For what truth, for what good, do we of
the pro-life movement fight? You will recall that in Roe v. Wade
Justice Blackman deemed it necessary, before elevating abortion to a
constitutional right, to try to discredit the Hippocratic Oath, by
which for millennia new physicians had pledged to refrain from
abortion and euthanasia. The great anthropologist Margaret Mead
wrote this about the epochal significance of that Hippocratic Oath,
now cast aside by contemporary medical schools who substitute far
other words for their graduation ceremonies:
For the first time in our tradition there
was a complete separation between killing and curing. Throughout
the primitive world, the doctor and the sorcerer tended to be the
same person. He with power to kill, had power to cure, including
specially the undoing of his own killing activities. He who had
power to cure would necessarily also be able to kill.

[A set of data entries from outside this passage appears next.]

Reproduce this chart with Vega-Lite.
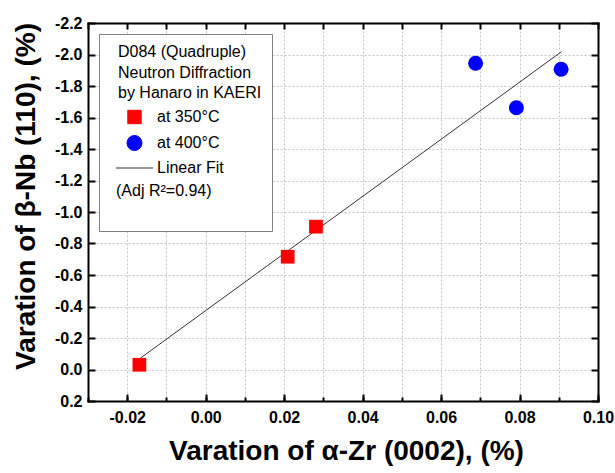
{
  "$schema": "https://vega.github.io/schema/vega-lite/v6.json",
  "width": 510,
  "height": 378,
  "autosize": {"type": "none"},
  "padding": {"left": 88, "top": 23, "right": 17, "bottom": 72},
  "background": "white",
  "config": {
    "view": {"stroke": null},
    "font": "Liberation Sans",
    "axis": {
      "domainColor": "black",
      "domainWidth": 2,
      "domainCap": "square",
      "tickColor": "black",
      "tickWidth": 2,
      "labelFont": "Liberation Sans",
      "labelFontSize": 16,
      "labelFontWeight": "bold",
      "labelColor": "black",
      "labelFlush": false,
      "labelOverlap": false,
      "titleFont": "Liberation Sans",
      "titleFontSize": 28,
      "titleFontWeight": "bold",
      "titleColor": "black",
      "gridColor": "#c4c4c4",
      "gridDash": [2, 2],
      "gridWidth": 1
    },
    "legend": {
      "orient": "none",
      "legendX": 11,
      "legendY": 11,
      "titleFont": "Liberation Sans",
      "titleFontSize": 16,
      "titleFontWeight": "normal",
      "titleColor": "black",
      "titleLineHeight": 20.5,
      "titlePadding": 8,
      "labelFont": "Liberation Sans",
      "labelFontSize": 16,
      "labelColor": "black",
      "padding": 10,
      "strokeColor": "#808080",
      "fillColor": "white",
      "strokeWidth": 1,
      "symbolOffset": 17.5,
      "labelOffset": 14.5,
      "rowPadding": 7
    }
  },
  "layer": [
    {
      "data": {
        "values": [
          {"x": -0.0166, "y": -0.073, "series": "Linear Fit"},
          {"x": 0.0907, "y": -2.018, "series": "Linear Fit"}
        ]
      },
      "mark": {"type": "line", "strokeWidth": 1},
      "encoding": {
        "x": {
          "field": "x",
          "type": "quantitative",
          "scale": {"domain": [-0.03, 0.1], "nice": false, "zero": false},
          "axis": {
            "orient": "bottom",
            "title": "Varation of α-Zr (0002), (%)",
            "values": [-0.03, -0.02, -0.01, 0, 0.01, 0.02, 0.03, 0.04, 0.05, 0.06, 0.07, 0.08, 0.09, 0.1],
            "format": ".2f",
            "labelExpr": "abs(round(datum.value * 100)) % 2 === 0 ? replace(datum.label, '−', '-') : ''",
            "grid": true,
            "tickSize": -4,
            "labelPadding": 12,
            "titleBaseline": "alphabetic",
            "titleX": 258,
            "titleY": 58
          }
        },
        "y": {
          "field": "y",
          "type": "quantitative",
          "scale": {"domain": [-2.2, 0.2], "reverse": true, "nice": false, "zero": false},
          "axis": {
            "orient": "left",
            "title": "Varation of β-Nb (110), (%)",
            "values": [-2.2, -2, -1.8, -1.6, -1.4, -1.2, -1, -0.8, -0.6, -0.4, -0.2, 0, 0.2],
            "format": ".1f",
            "labelExpr": "replace(datum.label, '−', '-')",
            "grid": true,
            "tickSize": -7,
            "labelPadding": 13,
            "titleBaseline": "alphabetic",
            "titleAngle": -90,
            "titleAlign": "center",
            "titleX": -54,
            "titleY": 173
          }
        },
        "color": {
          "field": "series",
          "type": "nominal",
          "scale": {
            "domain": ["at 350°C", "at 400°C", "Linear Fit", "(Adj R²=0.94)", " "],
            "range": ["#ff0000", "#0000ff", "#333333", "#ffffff", "#ffffff"]
          },
          "legend": {
            "title": ["D084 (Quadruple)", "Neutron Diffraction", "by Hanaro in KAERI"],
            "encode": {
              "title": {"update": {"dx": {"value": 9}}},
              "symbols": {
                "update": {
                  "size": {"signal": "datum.value === 'Linear Fit' ? 1369 : datum.value === 'at 400°C' ? 225 : 180"},
                  "fill": {"signal": "datum.value === 'at 350°C' ? '#ff0000' : datum.value === 'at 400°C' ? '#0000ff' : 'transparent'"},
                  "stroke": {"signal": "datum.value === 'Linear Fit' ? '#333333' : 'transparent'"},
                  "strokeWidth": {"value": 1},
                  "opacity": {"signal": "indexof(['at 350°C', 'at 400°C', 'Linear Fit'], datum.value) >= 0 ? 1 : 0"}
                }
              },
              "labels": {
                "update": {
                  "dx": {"signal": "datum.value === '(Adj R²=0.94)' ? -41 : 0"},
                  "fontSize": {"signal": "datum.value === ' ' ? 4 : 16"}
                }
              }
            }
          }
        }
      }
    },
    {
      "data": {
        "values": [
          {"x": -0.0169, "y": -0.03, "series": "at 350°C"},
          {"x": 0.0209, "y": -0.716, "series": "at 350°C"},
          {"x": 0.0281, "y": -0.907, "series": "at 350°C"},
          {"x": 0.0688, "y": -1.944, "series": "at 400°C"},
          {"x": 0.0792, "y": -1.662, "series": "at 400°C"},
          {"x": 0.0906, "y": -1.906, "series": "at 400°C"}
        ]
      },
      "mark": {"type": "point", "filled": true, "opacity": 1},
      "encoding": {
        "x": {
          "field": "x",
          "type": "quantitative",
          "axis": {
            "orient": "bottom",
            "title": null,
            "values": [-0.02, 0, 0.02, 0.04, 0.06, 0.08, 0.1],
            "labels": false,
            "grid": false,
            "domain": false,
            "tickSize": -7
          }
        },
        "y": {
          "field": "y",
          "type": "quantitative",
          "axis": {
            "orient": "right",
            "title": null,
            "values": [-2.2, -2, -1.8, -1.6, -1.4, -1.2, -1, -0.8, -0.6, -0.4, -0.2, 0, 0.2],
            "labels": false,
            "grid": false,
            "domain": true,
            "tickSize": -7
          }
        },
        "color": {
          "field": "series",
          "type": "nominal",
          "legend": {
            "title": ["D084 (Quadruple)", "Neutron Diffraction", "by Hanaro in KAERI"],
            "encode": {
              "title": {"update": {"dx": {"value": 9}}},
              "symbols": {
                "update": {
                  "size": {"signal": "datum.value === 'Linear Fit' ? 1369 : datum.value === 'at 400°C' ? 225 : 180"},
                  "fill": {"signal": "datum.value === 'at 350°C' ? '#ff0000' : datum.value === 'at 400°C' ? '#0000ff' : 'transparent'"},
                  "stroke": {"signal": "datum.value === 'Linear Fit' ? '#333333' : 'transparent'"},
                  "strokeWidth": {"value": 1},
                  "opacity": {"signal": "indexof(['at 350°C', 'at 400°C', 'Linear Fit'], datum.value) >= 0 ? 1 : 0"}
                }
              },
              "labels": {
                "update": {
                  "dx": {"signal": "datum.value === '(Adj R²=0.94)' ? -41 : 0"},
                  "fontSize": {"signal": "datum.value === ' ' ? 4 : 16"}
                }
              }
            }
          }
        },
        "shape": {
          "field": "series",
          "type": "nominal",
          "scale": {
            "domain": ["at 350°C", "at 400°C", "Linear Fit", "(Adj R²=0.94)", " "],
            "range": ["square", "circle", "stroke", "circle", "circle"]
          },
          "legend": {
            "title": ["D084 (Quadruple)", "Neutron Diffraction", "by Hanaro in KAERI"],
            "encode": {
              "title": {"update": {"dx": {"value": 9}}},
              "symbols": {
                "update": {
                  "size": {"signal": "datum.value === 'Linear Fit' ? 1369 : datum.value === 'at 400°C' ? 225 : 180"},
                  "fill": {"signal": "datum.value === 'at 350°C' ? '#ff0000' : datum.value === 'at 400°C' ? '#0000ff' : 'transparent'"},
                  "stroke": {"signal": "datum.value === 'Linear Fit' ? '#333333' : 'transparent'"},
                  "strokeWidth": {"value": 1},
                  "opacity": {"signal": "indexof(['at 350°C', 'at 400°C', 'Linear Fit'], datum.value) >= 0 ? 1 : 0"}
                }
              },
              "labels": {
                "update": {
                  "dx": {"signal": "datum.value === '(Adj R²=0.94)' ? -41 : 0"},
                  "fontSize": {"signal": "datum.value === ' ' ? 4 : 16"}
                }
              }
            }
          }
        },
        "size": {
          "field": "series",
          "type": "nominal",
          "scale": {"domain": ["at 350°C", "at 400°C"], "range": [188, 225]},
          "legend": null
        }
      }
    },
    {
      "data": {
        "values": [
          {"x": -0.0166, "y": -0.073},
          {"x": 0.0907, "y": -2.018}
        ]
      },
      "mark": {"type": "point", "opacity": 0},
      "encoding": {
        "x": {
          "field": "x",
          "type": "quantitative",
          "axis": {
            "orient": "top",
            "title": null,
            "values": [-0.03, -0.02, -0.01, 0, 0.01, 0.02, 0.03, 0.04, 0.05, 0.06, 0.07, 0.08, 0.09, 0.1],
            "labels": false,
            "grid": false,
            "domain": true,
            "tickSize": -6
          }
        },
        "y": {"field": "y", "type": "quantitative", "axis": null}
      }
    }
  ],
  "resolve": {"axis": {"x": "independent", "y": "independent"}}
}
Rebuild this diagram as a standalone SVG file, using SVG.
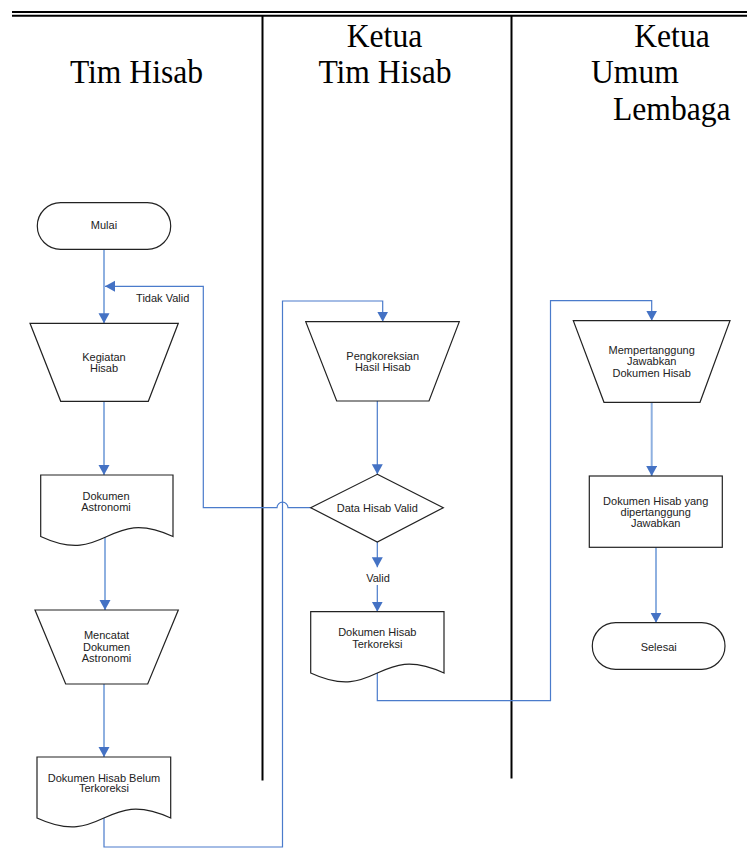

With the Greeks the distinction was made
clear. One profession, the followers of Asclepius, were to be
dedicated completely to life under all circumstances, regardless of
rank, age, or intellect. The life of a slave, the life of the
Emperor, the life of a foreign man, the life of a defective child.
This is a priceless possession which we
cannot afford to tarnish. But society always is attempting to make
the physician into a killer–to kill the defective child at birth, to
leave the sleeping pills beside the bed of the cancer patient.
It is the duty of society to protect the
physician from such requests.
The man who was assassinated in Ford’s
Theater right across the street from our headquarters, who died in a
building just two doors away from where we gather tonight, wrote
these words to the Congress:
Fellow citizens, we cannot escape
history. We of this . . . generation will be remembered in spite of
ourselves. No personal significance or insignificance can save one
or the other of us. What we do will light us down in honor or
dishonor to the latest generation. We shall nobly save, or meanly
lose, the last, best hope of earth.
Solemnly I assure you: each of you is
called to serve. In what role and in what manner your individual
contribution can best be given must depend on circumstances and your
own appraisal of your talents and opportunities. But whatever
particular way you are called to serve –
Let it never be said of this movement and
of your generation that when the time of testing came, you fell
away.
Let it rather be said, by the historians
of the 21st Century, that in the darkest hour– when the
fight for life seemed to tremble on the edge of being lost– a
stalwart band yet raised high the torch of truth and the lamplight
of compassion and with renewed effort and unremitting dedication
found somewhere and somehow the way again to turn the tide and stem
the age of death.
We have done our best to help you take
the torch of leadership from we who go before. And now, we send you
forth to bear onwards that torch of truth, that lamp of compassion–
that fight for life– with our blessing, our support, and our hope.